Friday, October 15, 2004

On the closing of debate season

Okay, so after three presidential debates and one vice-presidential debate, I can state conclusively that I'm going to vote for the guy that I was going to vote for anyway. I really do wonder if any undecided voters had their minds made up by the four largely content-free moderated games of grabass. If anyone knows of anyone who was convinced - and I'm not talking about the "I'm thinking Kerry but I'm not sure" types, I'm talking the "I seriously have no idea who should get my vote" types - let me know, because I'd really like to know what they saw and I didn't.

I know that Bush's supporters are probably all patting themselves on the back until it hurts right now because their candidate didn't blink and pout and smack his lips like a meth addict and he didn't shout like the crazy lady down the street. It's so easy to be impressed when your candidate sets his expectations low. Regardless of Bush's performance by his own standards, I feel quite comfortable in saying that Kerry met or exceeded his own standards, which meant that he still kicked ass, even if it wasn't the overwhelming ass that he kicked in the first two debates.

People who know me know that I really, really don't like being lied to. I don't. I would rather hear the dirty truth than a pretty half-truth. So you can imagine how pissed I was when Bush kept lying outright. Ooh, that got to me. Like that comment about how he never said that he wasn't concerned about Osama bin Laden - dude, I watched that press conference. Everybody did. It's on tape. We've had this conversation already with Dick Cheney - don't tell a lie if the public has a videotape of the truth. And the majority of his tax cuts go to the middle class? Say what?

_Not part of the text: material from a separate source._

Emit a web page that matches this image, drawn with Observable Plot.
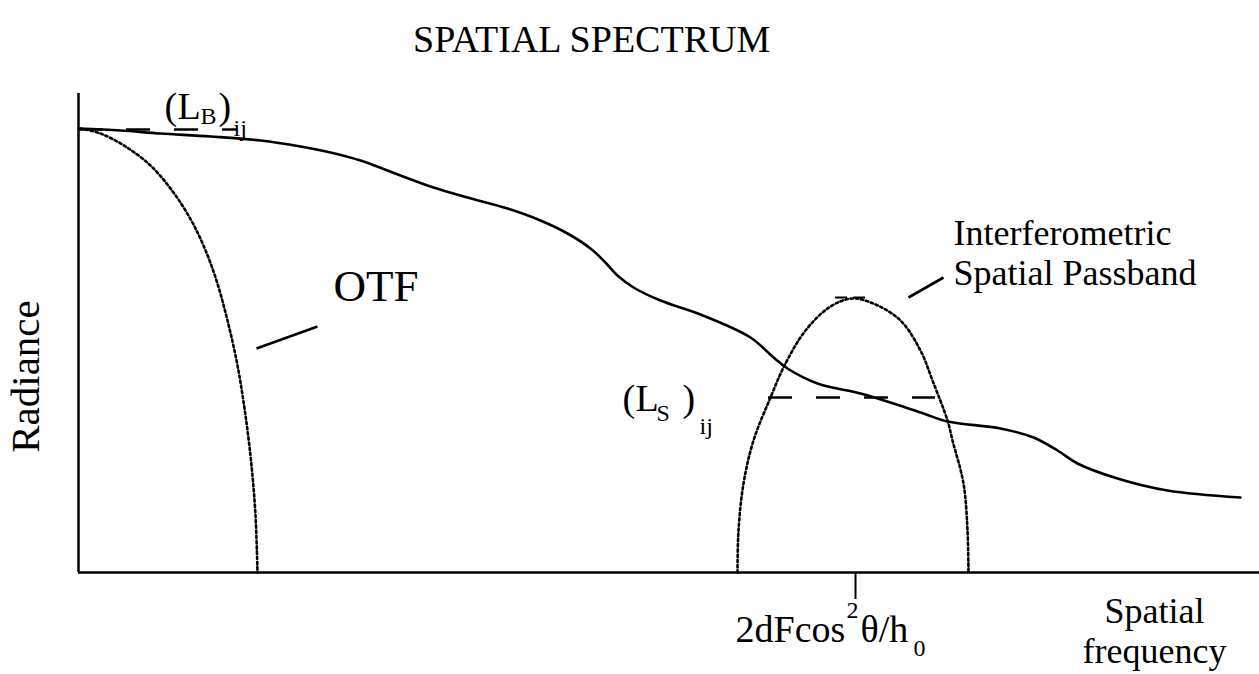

But what pissed me off even more than that was his assertion that everything comes down to education. Or trial lawyers. Mostly education. Now, don't get me wrong, I'm all about education. I've been to good schools and crappy schools, and I can tell you for a fact that good schools are better and teachers don't get paid enough and cafeteria pizza never tastes good, ever, even if you put sausage on it. However, I don't think that a good, solid grasp of division and subtraction is what's standing between today's newly unemployed and a steady job. Somehow, Bush expects No Child Left Behind to magically retrieve tech jobs from India and re-employ the recently downsized.

When asked what he would say to a guy who had just lost his job because it got sent over to Bangalore for half the pay, Bush basically said he would tell the guy to go to community college. What a freaking huge insult. I can't even express it. Kevin Drum did, and I thank him for it. All I can say is that my bachelor's degree (with honors, beeyatch) got me a job that just barely pays the bills. On the off chance that my job gets outsourced, a semester at Atlanta Metro and a job flipping burgers will do nothing but get me evicted for nonpayment of rent. So here's what you say to Mr. My-Tech-Job-Got-Sent-to-India, Mr. President: "Wow, sorry we don't have any job protection for you there, Mr. Master's-in-Information-Technology. Why don't you get yourself an associate's degree and work at one of the gazillion new minimum-wage jobs I've created to replace the two-million-plus jobs lost in the last four years? Sure, it won't pay the bills, but Susie didn't really need braces, now, did she?"

Vote for Kerry, people. Please. Eighteen days from now, we decide whether we want a president with real, viable plans for national security and domestic tranquility, or one who will lie his freaking ass off, when he's not spouting crap that he doesn't even know is untrue. Eighteen days from now, you've got the opportunity to save the world. Don't fuck up.